Another Surry Hills music pub: the Strawberry Hills Hotel. Who played there? Bernie McGann? The late, great Bernie, wrinkled as Auden, virtuosic as Sonny Fortune, Arthur Blythe, any of the Afro-American stars of the time. Paris Green? They had a residency at the Palace Hotel, now called The Local, on the pointy corner of Flinders and South Dowling Streets. Sitting in with this band was a favourite pastime. Drummer Louis Burdett, polyphonic, as crazy brilliant to watch as hear, like Shiva on speed. Even when he lept to his feet to scream a few dissonant notes through his trumpet, the beat never ceased. Contrapuntal, morose soulful Louis Tillet, hunched over the ivories, bottles accumulating on the piano top over the course of these epic gigs that rolled from day to night, an endless flow of musicians across the stage including a flame-voiced adolescent called Christa Hughes.
I formed a bond with a tenor player called Diane – I probably had a crush on her – we played together, used together, partied together. Got some gigs as a mini horn section, played for a blues band one New Year’s Eve on a barge on the harbour. Sydney was half the size then that it is now, the fireworks small ones let off by locals on the foreshores. With barely a glance at one another, every note we touched harmonised: the state that Mingus referred to as playing without thinking. Another synchronicity occurred busking in the Devonshire Street tunnel. Those poor commuters, blasted to kingdom come by the fast, fierce, free jazz of James Blood Ulmer. Like all my friends, Diane was older than me. One night we crashed together after a party and she said, You can touch me if you want. I froze. Beneath the music and the drugs, a repressed Catholic girl who thought sex was about pleasing men. Diane towered over me in talent. She had done the full time jazz course at the Con that I had failed to get into, having attended the exam trashed from a night out at the Trade Union Club, followed by a few hours trying to please a man …
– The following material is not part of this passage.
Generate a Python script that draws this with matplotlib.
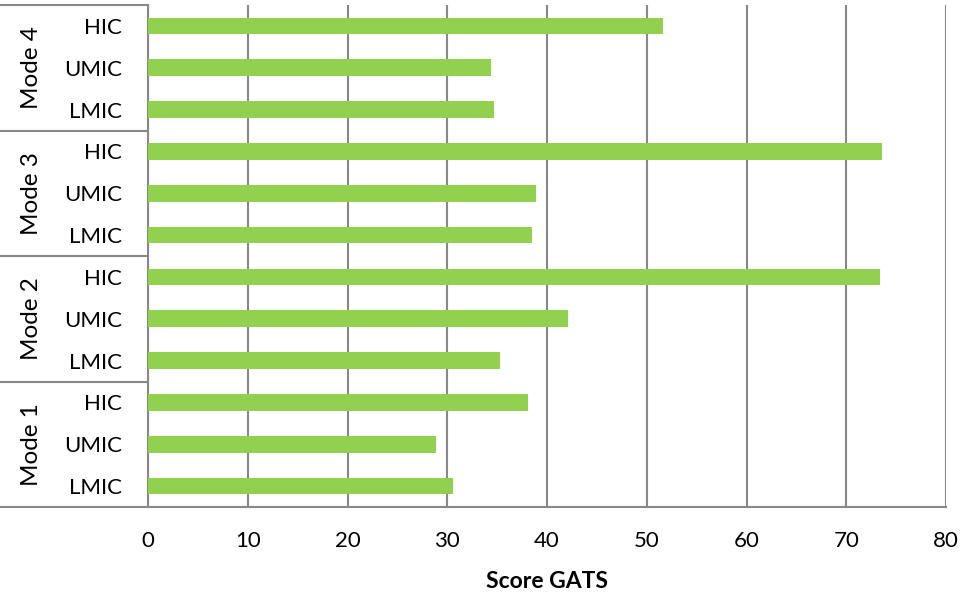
import numpy as np
import matplotlib.pyplot as plt
from matplotlib.transforms import blended_transform_factory

# GATS scores by mode and income group (bottom to top)
modes = ["Mode 1", "Mode 2", "Mode 3", "Mode 4"]
groups = ["LMIC", "UMIC", "HIC"]
mode1 = [30.6, 28.9, 38.1]
mode2 = [35.3, 42.1, 73.4]
mode3 = [38.5, 38.9, 73.6]
mode4 = [34.7, 34.4, 51.6]

scores = mode1 + mode2 + mode3 + mode4
labels = groups * len(modes)
pos = np.arange(len(scores))

plt.rcParams['font.family'] = ['Lato', 'DejaVu Sans']
grid_col = '#888888'
bar_col = '#92D050'

fig = plt.figure(figsize=(9.61, 5.95), dpi=100)
ax = fig.add_axes([148 / 961, 1 - 507 / 595, 798 / 961, 502 / 595])

ax.barh(pos, scores, height=0.4, color=bar_col, zorder=3)

ax.set_xlim(0, 80)
ax.set_ylim(-0.5, len(scores) - 0.5)
ax.set_xticks(np.arange(0, 81, 10))
ax.set_yticks(pos)
ax.set_yticklabels(labels)
ax.tick_params(axis='both', length=0, labelsize=16)
ax.tick_params(axis='y', pad=18.5)
ax.tick_params(axis='x', pad=17.5)
ax.grid(axis='x', color=grid_col, linewidth=1.5, zorder=1)

for side in ['top', 'right']:
    ax.spines[side].set_visible(False)
for side in ['left', 'bottom']:
    ax.spines[side].set_color(grid_col)
    ax.spines[side].set_linewidth(1.5)

ax.set_xlabel("Score GATS", fontsize=16.5, fontweight='bold', labelpad=14)

# Outer category axis: mode boxes on the left
trans = blended_transform_factory(ax.transAxes, ax.transData)
x0 = -148 / 798
for k in range(len(modes) + 1):
    yb = k * 3 - 0.5
    ax.plot([x0, 0], [yb, yb], color=grid_col, lw=1.5, transform=trans,
            clip_on=False, solid_capstyle='butt')
for k, name in enumerate(modes):
    ax.text(-116 / 798, k * 3 + 1, name, transform=trans, rotation=90,
            ha='center', va='center', fontsize=17.5)

fig.savefig("out.png", dpi=100)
I loved the collaborative nature of playing in bands but hated the attention I got on stage. (Better for me, the writer’s cave.) I fantasized about being in a brass section, up the back, in the groove. At home, I ended practice playing along to James Brown or Stevie Wonder, the licks like sugar after the dour necessities of chords and scales, the rigour of 32-bar bebop melodies. In this way I learnt how necessary work was to art, how fundamental the study of form. Not from books, because my reading sadly diminished at this time. In these city streets and smoky pubs I learnt the importance of voice, rhythm and phrasing. Of timbre, pace and silence.
Travel along Bourke Street, ridge track by the eastern boundary, lined with plane trees, the most level stretch of Surry Hills, sloping gently north to south. Like Oxford Street it would have been forged centuries ago by the Gadigal. I use the cycleway often. Full length it runs from the depths of Woolloomooloo, over the top of Surro, down to Waterloo. Along with Crown and Riley, parallel, this was the high street where terraces up to four storeys tall housed the wealthiest of the district, factory foremen and businessmen, scaling down to clerks, artisans and shop assistants. In the tiny workers’ cottages in back lanes, now worth a million dollars, lived the lowliest factory workers. Many houses from the beginning were investment properties, owners holding entire terraces, families renting all their lives, many places catering to boarders alone. Some have wooden verandahs, others basement floors. Down the eastern side of Bourke Street, the attics are treetop high, filled, I imagine, with light and air from the ocean, and the carnival sounds of music and sport from the old showgrounds.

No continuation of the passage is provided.